Startups Stack Exchange Archive

Split start-up earnings for zero investment and unknown actual earnings

A couple of friends are starting some software projects with me (3 people total) and we are about to submit the products for sale.

We all have 50% to full-time jobs, no investment money was necessary to create the products and we don’t really know how much the products could make. Lastly, I hate to deal with money.

After reading here, here and here we came up with this method to start and would like some advice from more seasoned users here ;)

  1. Combine the income of all projects together, that way we can switch projects without personal earning/profitability concerns. Also if a project doesn’t work at all people more involved in it won’t be affected.

  2. We keep a big profits’ percentage (50%?) for “the company” future, for times when no product sells well, buy better working tools and grow.

  3. The remaining percentage is a salary, divided by each’s “work share”: working hours invested in the projects. We can’t set salary amounts as the incomes are completely unknown.

    3.1 The income for projects and work share are all dynamic ammounts adjusted constantly as projects sell more/less and people work more/less in them. People actually only “borrow” money from their salary percentage as they need limited by their current work share.

    3.2 Salary money left at the company buys them “ownership” of the company. Some may see no interest or future in the company and take all their work share while some will prefer to not touch it at all and work more to keep a good ownership percentage.

  4. Buy outs is the same as taking all of ones salary share from 3.2 and walking away from the company.

  5. Decision making is made according to worked share.

  6. Once we have an idea of the actual earnings in some six months we evaluate the experience and adjust the contract. Maybe buy out everyone and start fresh?

Answer 4026

It’s crucial to know exactly how commited each member is. Will they ever quit their day job? How hard do they work? I know some people go months working for a venture before quitting, but if all team members do it then timing and true commitment becomes a huge challenge.

2.0 50% seems arbitrary. It should depend on the burn rate specific to the industry.

3.1 Is work valued equally across job types and performance? Efficiently taking action to validate a business model with an MVP is worth a lot more than planning or building dumb ideas that haven’t been tested.

3.2 assumes you can always agree on an accurate company valuation, which is not trivial before you prove your business model.

6.0 Who buys out everybody? Not so sure the team is worth much with only 1 person left.
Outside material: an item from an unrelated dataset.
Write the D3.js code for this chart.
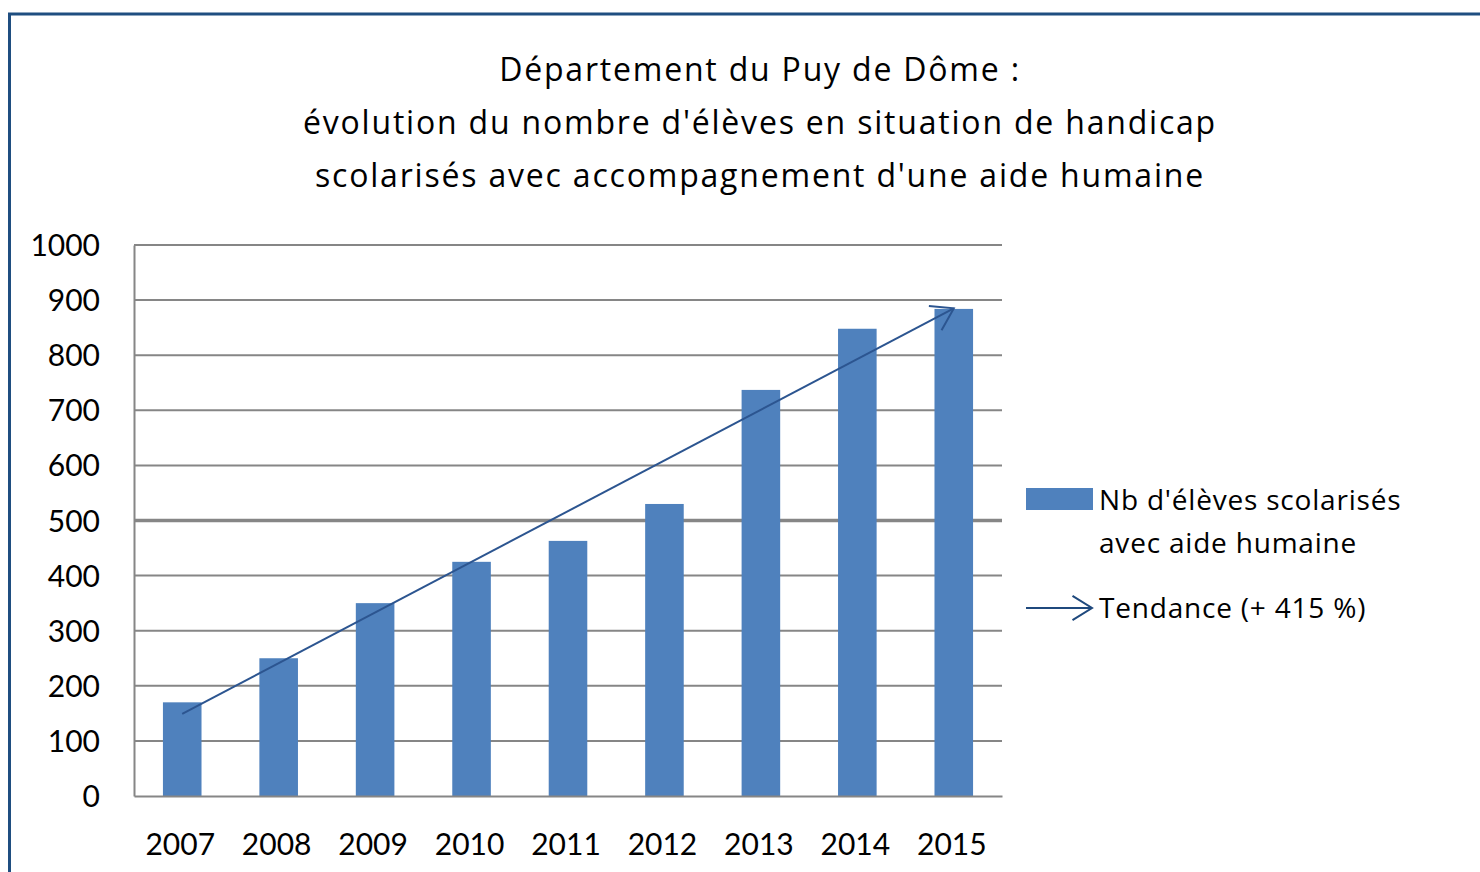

I’ve only had experience in one startup, but I can tell you that full time commitment from a cofounder who works with you to sell/build something before it’s finished amazingly valuable; you are very lucky if all team members prove valuable and committed. Most people don’t have what it takes and give up. If your core members all have jobs but find something both enjoyable and highly profitable, then just go all in and quit your jobs with the minimum salary and maximum stock, split based on commitment level.